*DATASET EXTRACT*.
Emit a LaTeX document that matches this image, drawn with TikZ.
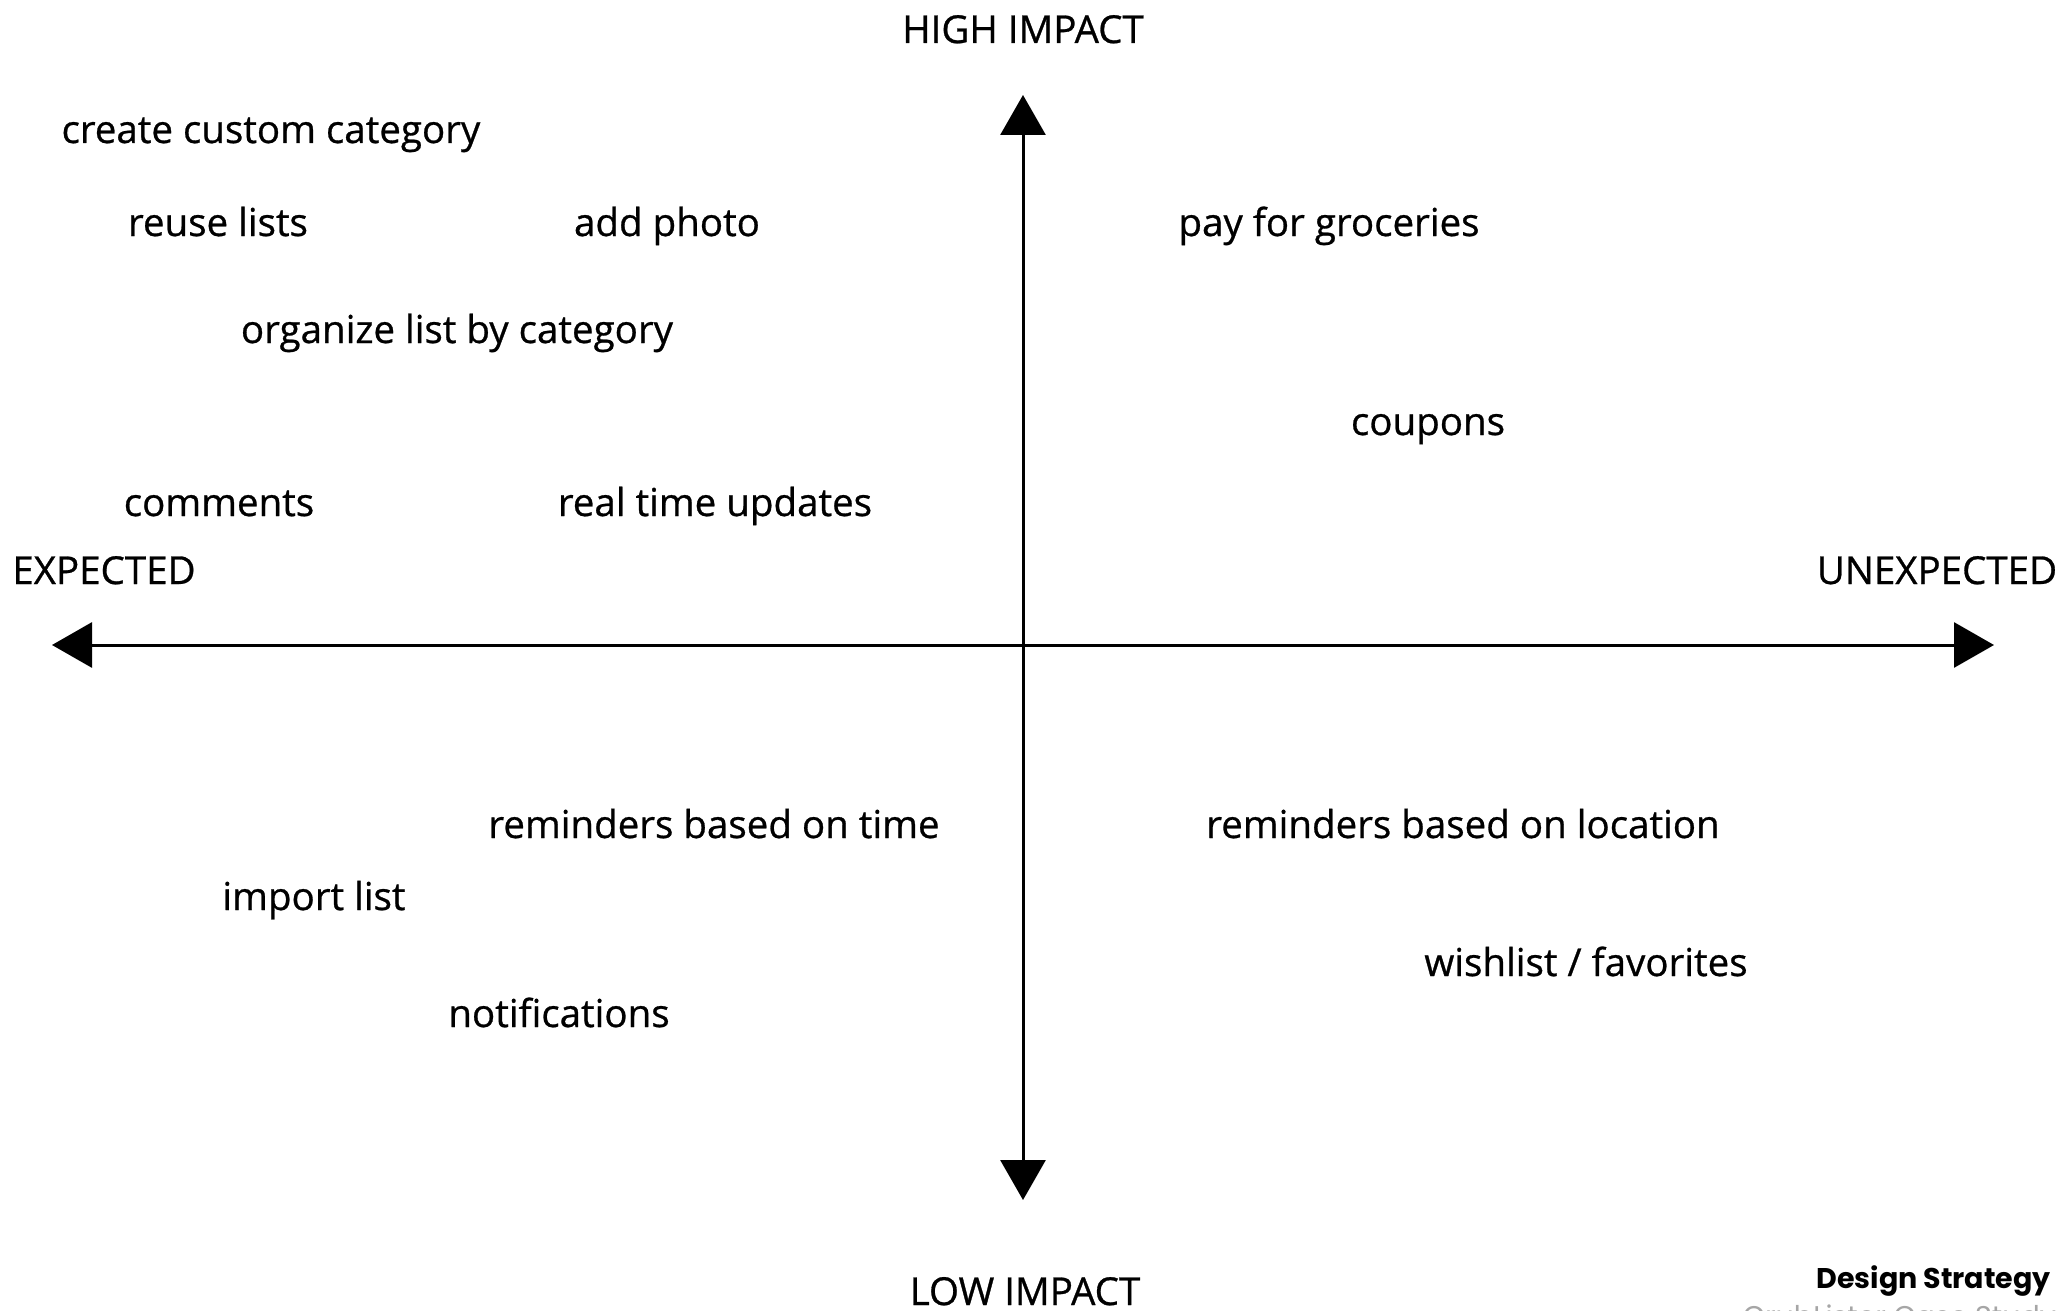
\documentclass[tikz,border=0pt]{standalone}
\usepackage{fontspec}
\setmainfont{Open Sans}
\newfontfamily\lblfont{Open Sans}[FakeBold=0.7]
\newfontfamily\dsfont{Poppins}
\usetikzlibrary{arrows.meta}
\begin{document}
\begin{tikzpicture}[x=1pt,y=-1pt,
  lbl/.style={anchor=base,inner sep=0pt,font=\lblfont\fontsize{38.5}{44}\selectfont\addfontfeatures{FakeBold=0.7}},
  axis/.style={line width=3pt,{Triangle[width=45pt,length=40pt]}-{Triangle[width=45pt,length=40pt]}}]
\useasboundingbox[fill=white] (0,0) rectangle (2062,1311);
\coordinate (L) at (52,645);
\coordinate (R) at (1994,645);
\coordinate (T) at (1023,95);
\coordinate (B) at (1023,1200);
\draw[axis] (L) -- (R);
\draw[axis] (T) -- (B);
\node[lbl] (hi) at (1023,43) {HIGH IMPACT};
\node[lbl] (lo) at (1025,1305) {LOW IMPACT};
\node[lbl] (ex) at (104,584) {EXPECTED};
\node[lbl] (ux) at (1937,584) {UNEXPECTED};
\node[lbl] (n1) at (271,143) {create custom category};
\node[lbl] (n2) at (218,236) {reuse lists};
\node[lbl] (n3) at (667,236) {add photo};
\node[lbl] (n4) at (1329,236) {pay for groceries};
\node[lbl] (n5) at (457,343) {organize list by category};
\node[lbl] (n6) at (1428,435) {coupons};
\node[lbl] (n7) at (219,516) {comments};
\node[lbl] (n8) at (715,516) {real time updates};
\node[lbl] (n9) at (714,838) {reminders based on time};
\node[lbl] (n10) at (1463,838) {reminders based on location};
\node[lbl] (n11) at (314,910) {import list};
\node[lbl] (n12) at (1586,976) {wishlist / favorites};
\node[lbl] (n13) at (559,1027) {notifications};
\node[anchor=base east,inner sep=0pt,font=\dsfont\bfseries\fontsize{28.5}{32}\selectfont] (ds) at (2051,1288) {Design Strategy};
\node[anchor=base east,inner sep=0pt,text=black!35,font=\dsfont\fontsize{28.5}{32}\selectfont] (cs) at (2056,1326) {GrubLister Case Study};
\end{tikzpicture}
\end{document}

*WHAT YOU HAVE TO DO*.
Each line of the data is to be duplicated exactly; pictures stay out of the copy.

*SOLUTION BELOW*.
Emit a LaTeX document that matches this image, drawn with TikZ.
\documentclass[tikz,border=0pt]{standalone}
\usepackage{fontspec}
\setmainfont{Open Sans}
\newfontfamily\lblfont{Open Sans}[FakeBold=0.7]
\newfontfamily\dsfont{Poppins}
\usetikzlibrary{arrows.meta}
\begin{document}
\begin{tikzpicture}[x=1pt,y=-1pt,
  lbl/.style={anchor=base,inner sep=0pt,font=\lblfont\fontsize{38.5}{44}\selectfont\addfontfeatures{FakeBold=0.7}},
  axis/.style={line width=3pt,{Triangle[width=45pt,length=40pt]}-{Triangle[width=45pt,length=40pt]}}]
\useasboundingbox[fill=white] (0,0) rectangle (2062,1311);
\coordinate (L) at (52,645);
\coordinate (R) at (1994,645);
\coordinate (T) at (1023,95);
\coordinate (B) at (1023,1200);
\draw[axis] (L) -- (R);
\draw[axis] (T) -- (B);
\node[lbl] (hi) at (1023,43) {HIGH IMPACT};
\node[lbl] (lo) at (1025,1305) {LOW IMPACT};
\node[lbl] (ex) at (104,584) {EXPECTED};
\node[lbl] (ux) at (1937,584) {UNEXPECTED};
\node[lbl] (n1) at (271,143) {create custom category};
\node[lbl] (n2) at (218,236) {reuse lists};
\node[lbl] (n3) at (667,236) {add photo};
\node[lbl] (n4) at (1329,236) {pay for groceries};
\node[lbl] (n5) at (457,343) {organize list by category};
\node[lbl] (n6) at (1428,435) {coupons};
\node[lbl] (n7) at (219,516) {comments};
\node[lbl] (n8) at (715,516) {real time updates};
\node[lbl] (n9) at (714,838) {reminders based on time};
\node[lbl] (n10) at (1463,838) {reminders based on location};
\node[lbl] (n11) at (314,910) {import list};
\node[lbl] (n12) at (1586,976) {wishlist / favorites};
\node[lbl] (n13) at (559,1027) {notifications};
\node[anchor=base east,inner sep=0pt,font=\dsfont\bfseries\fontsize{28.5}{32}\selectfont] (ds) at (2051,1288) {Design Strategy};
\node[anchor=base east,inner sep=0pt,text=black!35,font=\dsfont\fontsize{28.5}{32}\selectfont] (cs) at (2056,1326) {GrubLister Case Study};
\end{tikzpicture}
\end{document}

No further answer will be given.